Drax Margins hit by soaring Carbon-Credit cost
Posted on: August 6th, 2008 by Jenson BrayshawDrax seems to be paying high price for running country’s biggest carbon contaminating power station. Its half year earnings have shown steep decline thanks to the higher expenditure of purchasing carbon credits. Company’s current half-yearly profit of GBP 150 Million is in stark contrast with GBP 273 Million figure for the last year. Company is further expecting annual profits to maintain the equally dismal streak.
Drax owns 4000 MW power station in North Yorkshire that accounts for 7% of total power generation in country. Last year, Drax spent £11 Million for buying carbon credits. This year, it already has spent £107m. Implementation of second phase of European emissions trading scheme has reduced Drax’s carbon allocation which has resulted in higher outlay for acquiring required carbon credits. However, firm is still planning to pay £ 50m to its shareholders as dividend.

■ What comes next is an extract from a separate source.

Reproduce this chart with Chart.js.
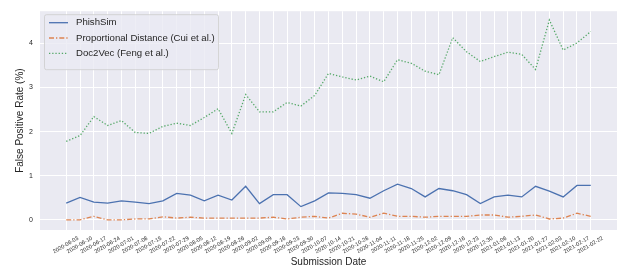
<!DOCTYPE html>
<html>
<head>
    <title>False Positive Rate</title>
    <script src="https://cdn.jsdelivr.net/npm/chart.js"></script>
    <style>
        body { margin: 0; background: #fff; }
    </style>
</head>
<body>
    <canvas id="fprChart" width="623" height="269"></canvas>

    <script>
        const dates = [
            '2020-06-03', '2020-06-10', '2020-06-17', '2020-06-24', '2020-07-01', '2020-07-08',
            '2020-07-15', '2020-07-22', '2020-07-29', '2020-08-05', '2020-08-12', '2020-08-19',
            '2020-08-26', '2020-09-02', '2020-09-09', '2020-09-16', '2020-09-23', '2020-09-30',
            '2020-10-07', '2020-10-14', '2020-10-21', '2020-10-28', '2020-11-04', '2020-11-11',
            '2020-11-18', '2020-11-25', '2020-12-02', '2020-12-09', '2020-12-16', '2020-12-23',
            '2020-12-30', '2021-01-06', '2021-01-13', '2021-01-20', '2021-01-27', '2021-02-03',
            '2021-02-10', '2021-02-17', '2021-02-22'
        ];

        const phishSim = [
            0.38, 0.51, 0.40, 0.38, 0.43, 0.40, 0.37, 0.43, 0.60, 0.56, 0.43, 0.56,
            0.45, 0.76, 0.37, 0.57, 0.57, 0.30, 0.43, 0.61, 0.60, 0.57, 0.49, 0.66,
            0.81, 0.71, 0.52, 0.71, 0.66, 0.57, 0.37, 0.52, 0.56, 0.52, 0.76, 0.65,
            0.52, 0.78, 0.78
        ];

        const propDistance = [
            0.00, 0.00, 0.08, 0.00, 0.00, 0.02, 0.02, 0.07, 0.04, 0.06, 0.04, 0.04,
            0.04, 0.04, 0.04, 0.06, 0.02, 0.06, 0.08, 0.04, 0.15, 0.13, 0.06, 0.15,
            0.08, 0.08, 0.06, 0.08, 0.08, 0.08, 0.11, 0.11, 0.06, 0.08, 0.11, 0.02,
            0.04, 0.15, 0.08
        ];

        const doc2vec = [
            1.78, 1.91, 2.34, 2.14, 2.25, 1.98, 1.96, 2.12, 2.19, 2.14, 2.32, 2.52,
            1.96, 2.84, 2.45, 2.45, 2.66, 2.58, 2.82, 3.32, 3.24, 3.17, 3.26, 3.13,
            3.63, 3.55, 3.37, 3.29, 4.13, 3.81, 3.59, 3.70, 3.80, 3.75, 3.41, 4.53,
            3.85, 4.01, 4.27
        ];

        const yTicks = [0, 1, 2, 3, 4];

        const toPoints = arr => arr.map((v, i) => ({ x: i, y: v }));

        // grey plot area like seaborn darkgrid
        const plotBackground = {
            id: 'plotBackground',
            beforeDraw(chart) {
                const { ctx, chartArea: a } = chart;
                ctx.save();
                ctx.fillStyle = '#EAEAF2';
                ctx.fillRect(a.left, a.top, a.right - a.left, a.bottom - a.top);
                ctx.restore();
            }
        };

        // legend drawn inside the plot, upper left
        const insideLegend = {
            id: 'insideLegend',
            afterDraw(chart) {
                const { ctx, chartArea: a } = chart;
                const x = a.left + 4, y = a.top + 3, w = 174, h = 55;
                ctx.save();
                ctx.fillStyle = 'rgba(234,234,242,0.8)';
                ctx.strokeStyle = '#CCCCCC';
                ctx.lineWidth = 0.8;
                ctx.beginPath();
                ctx.roundRect(x + 0.5, y + 0.5, w, h, 2);
                ctx.fill();
                ctx.stroke();
                ctx.font = '9.6px "Liberation Sans", Arial, sans-serif';
                ctx.textBaseline = 'middle';
                chart.data.datasets.forEach((ds, i) => {
                    const ly = y + 8.5 + i * 15.3;
                    ctx.strokeStyle = ds.borderColor;
                    ctx.lineWidth = ds.borderWidth;
                    ctx.setLineDash(ds.borderDash || []);
                    ctx.beginPath();
                    ctx.moveTo(x + 5, ly);
                    ctx.lineTo(x + 24, ly);
                    ctx.stroke();
                    ctx.setLineDash([]);
                    ctx.fillStyle = '#262626';
                    ctx.fillText(ds.label, x + 32, ly);
                });
                ctx.restore();
            }
        };

        document.addEventListener("DOMContentLoaded", function() {
            new Chart(document.getElementById('fprChart'), {
                type: 'line',
                data: {
                    datasets: [{
                        label: 'PhishSim',
                        data: toPoints(phishSim),
                        borderColor: '#4C72B0',
                        borderWidth: 1.3,
                        pointRadius: 0,
                        fill: false
                    }, {
                        label: 'Proportional Distance (Cui et al.)',
                        data: toPoints(propDistance),
                        borderColor: '#DD8452',
                        borderWidth: 1.3,
                        borderDash: [5, 2, 1.3, 2],
                        pointRadius: 0,
                        fill: false
                    }, {
                        label: 'Doc2Vec (Feng et al.)',
                        data: toPoints(doc2vec),
                        borderColor: '#55A868',
                        borderWidth: 1.3,
                        borderDash: [1.3, 1.9],
                        pointRadius: 0,
                        fill: false
                    }]
                },
                options: {
                    responsive: false,
                    devicePixelRatio: 1,
                    animation: false,
                    layout: { padding: { top: 5, right: 6, left: 0, bottom: 0 } },
                    plugins: {
                        legend: { display: false },
                        tooltip: { enabled: false }
                    },
                    scales: {
                        x: {
                            type: 'linear',
                            min: -1.9,
                            max: dates.length - 1 + 1.9,
                            border: { display: false },
                            grid: { color: '#FFFFFF', lineWidth: 1, drawTicks: false },
                            afterBuildTicks: scale => {
                                scale.ticks = dates.map((d, i) => ({ value: i }));
                            },
                            afterFit: scale => { scale.height = 39; },
                            ticks: {
                                autoSkip: false,
                                minRotation: 30,
                                maxRotation: 30,
                                padding: 5,
                                labelOffset: 12,
                                color: '#262626',
                                font: { family: '"Liberation Sans", Arial, sans-serif', size: 5.6 },
                                callback: v => dates[v]
                            },
                            title: {
                                display: true,
                                text: 'Submission Date',
                                color: '#262626',
                                padding: { top: 0, bottom: 1 },
                                font: { family: '"Liberation Sans", Arial, sans-serif', size: 10 }
                            }
                        },
                        y: {
                            min: -0.23,
                            max: 4.73,
                            border: { display: false },
                            grid: { color: '#FFFFFF', lineWidth: 1, drawTicks: false },
                            afterBuildTicks: scale => {
                                scale.ticks = yTicks.map(v => ({ value: v }));
                            },
                            afterFit: scale => { scale.width = 40; },
                            ticks: {
                                padding: 7,
                                color: '#262626',
                                font: { family: '"Liberation Sans", Arial, sans-serif', size: 7 }
                            },
                            title: {
                                display: true,
                                text: 'False Positive Rate (%)',
                                color: '#262626',
                                padding: { top: 14.5, bottom: 0 },
                                font: { family: '"Liberation Sans", Arial, sans-serif', size: 10 }
                            }
                        }
                    }
                },
                plugins: [plotBackground, insideLegend]
            });
        });
    </script>
</body>
</html>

Company is favoring Britain’s plan to build more coal-driven power plants. Its CEO, Dorothy Thompson, advocated more reliance on coal-based power generation since neither wind nor nuclear can match the constant electricity supply feature of coal. She also heralded coal as the only viable source of energy. Despite her support for coal, she also declared that the firm is looking to augment the output by the use of alternative resources. She said that although biomass is not as economic sources of energy as coal but she expects it to be economically viable, considering the impact of reduced carbon emissions. However, firm seems to be grossly ignoring the environmental impact of such power stations.